━━━ DATA EXCERPTS ━━━
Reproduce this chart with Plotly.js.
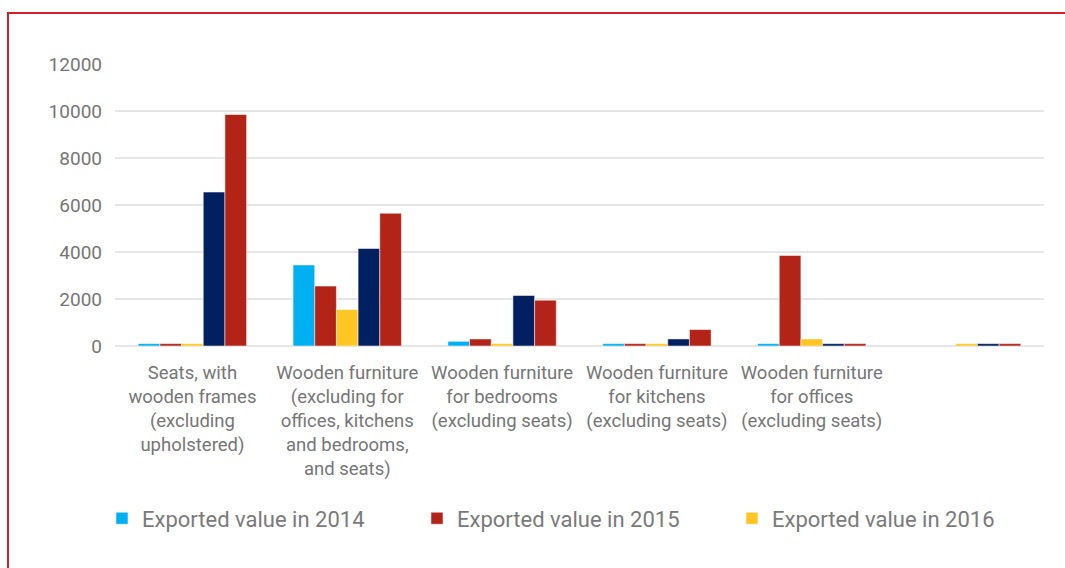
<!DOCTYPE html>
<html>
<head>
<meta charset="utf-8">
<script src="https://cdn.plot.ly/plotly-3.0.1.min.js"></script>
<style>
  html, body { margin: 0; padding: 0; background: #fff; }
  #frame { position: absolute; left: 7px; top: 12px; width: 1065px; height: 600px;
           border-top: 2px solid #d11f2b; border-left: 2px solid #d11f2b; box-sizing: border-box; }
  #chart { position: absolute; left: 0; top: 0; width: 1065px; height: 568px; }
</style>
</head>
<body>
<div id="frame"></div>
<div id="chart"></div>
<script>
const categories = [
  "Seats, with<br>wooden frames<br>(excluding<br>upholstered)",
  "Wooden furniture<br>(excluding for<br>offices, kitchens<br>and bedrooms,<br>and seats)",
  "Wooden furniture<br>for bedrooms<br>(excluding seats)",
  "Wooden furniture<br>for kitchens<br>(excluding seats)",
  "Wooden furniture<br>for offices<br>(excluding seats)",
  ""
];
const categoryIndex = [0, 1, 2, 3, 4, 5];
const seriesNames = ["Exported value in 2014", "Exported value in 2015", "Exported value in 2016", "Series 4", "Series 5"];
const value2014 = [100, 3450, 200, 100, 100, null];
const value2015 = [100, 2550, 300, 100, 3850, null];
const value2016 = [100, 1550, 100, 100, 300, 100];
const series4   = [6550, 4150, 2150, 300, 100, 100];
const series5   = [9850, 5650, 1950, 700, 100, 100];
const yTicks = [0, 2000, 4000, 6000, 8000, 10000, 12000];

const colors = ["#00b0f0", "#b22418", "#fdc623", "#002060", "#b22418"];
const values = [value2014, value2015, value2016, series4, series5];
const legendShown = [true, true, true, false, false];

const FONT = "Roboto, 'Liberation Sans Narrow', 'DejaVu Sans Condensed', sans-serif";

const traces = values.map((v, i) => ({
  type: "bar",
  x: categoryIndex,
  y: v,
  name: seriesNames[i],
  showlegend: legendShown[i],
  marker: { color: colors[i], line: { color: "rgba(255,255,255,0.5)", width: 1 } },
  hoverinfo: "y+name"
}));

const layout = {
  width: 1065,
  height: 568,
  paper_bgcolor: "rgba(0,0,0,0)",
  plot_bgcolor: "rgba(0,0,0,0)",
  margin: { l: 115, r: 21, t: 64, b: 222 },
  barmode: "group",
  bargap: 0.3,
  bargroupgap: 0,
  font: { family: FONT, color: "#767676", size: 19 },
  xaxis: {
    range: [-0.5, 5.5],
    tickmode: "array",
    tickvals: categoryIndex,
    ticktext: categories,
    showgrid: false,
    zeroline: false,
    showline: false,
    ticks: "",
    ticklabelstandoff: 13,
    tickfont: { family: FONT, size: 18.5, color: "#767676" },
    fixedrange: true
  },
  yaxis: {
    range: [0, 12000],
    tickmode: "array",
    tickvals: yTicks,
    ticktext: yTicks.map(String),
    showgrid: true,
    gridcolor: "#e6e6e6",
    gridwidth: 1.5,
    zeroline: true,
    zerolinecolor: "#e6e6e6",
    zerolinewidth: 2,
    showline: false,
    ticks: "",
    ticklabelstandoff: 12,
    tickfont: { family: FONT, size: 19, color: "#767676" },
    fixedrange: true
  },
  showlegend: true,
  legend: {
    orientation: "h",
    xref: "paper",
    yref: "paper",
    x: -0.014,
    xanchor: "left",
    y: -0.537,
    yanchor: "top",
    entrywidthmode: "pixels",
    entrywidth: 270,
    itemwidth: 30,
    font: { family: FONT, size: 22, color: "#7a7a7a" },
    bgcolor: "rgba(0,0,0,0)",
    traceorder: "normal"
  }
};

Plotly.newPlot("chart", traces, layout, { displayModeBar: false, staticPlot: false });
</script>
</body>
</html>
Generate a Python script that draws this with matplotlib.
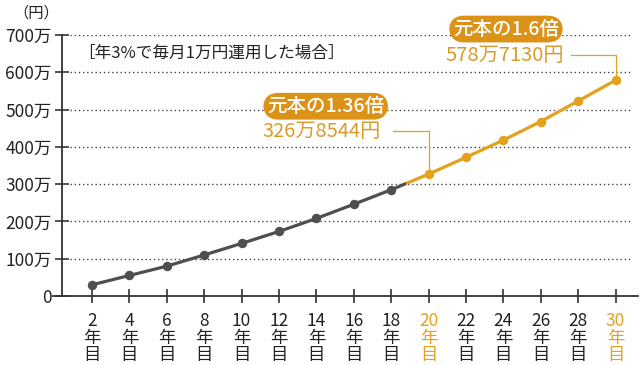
━━━
## [DIRECTION]
Go through the listing above and list every line that has the word "chart".

## [RESPONSE FOR THIS EXERCISE]
Reproduce this chart with Plotly.js.
  #chart { position: absolute; left: 0; top: 0; width: 1065px; height: 568px; }
<div id="chart"></div>
Plotly.newPlot("chart", traces, layout, { displayModeBar: false, staticPlot: false });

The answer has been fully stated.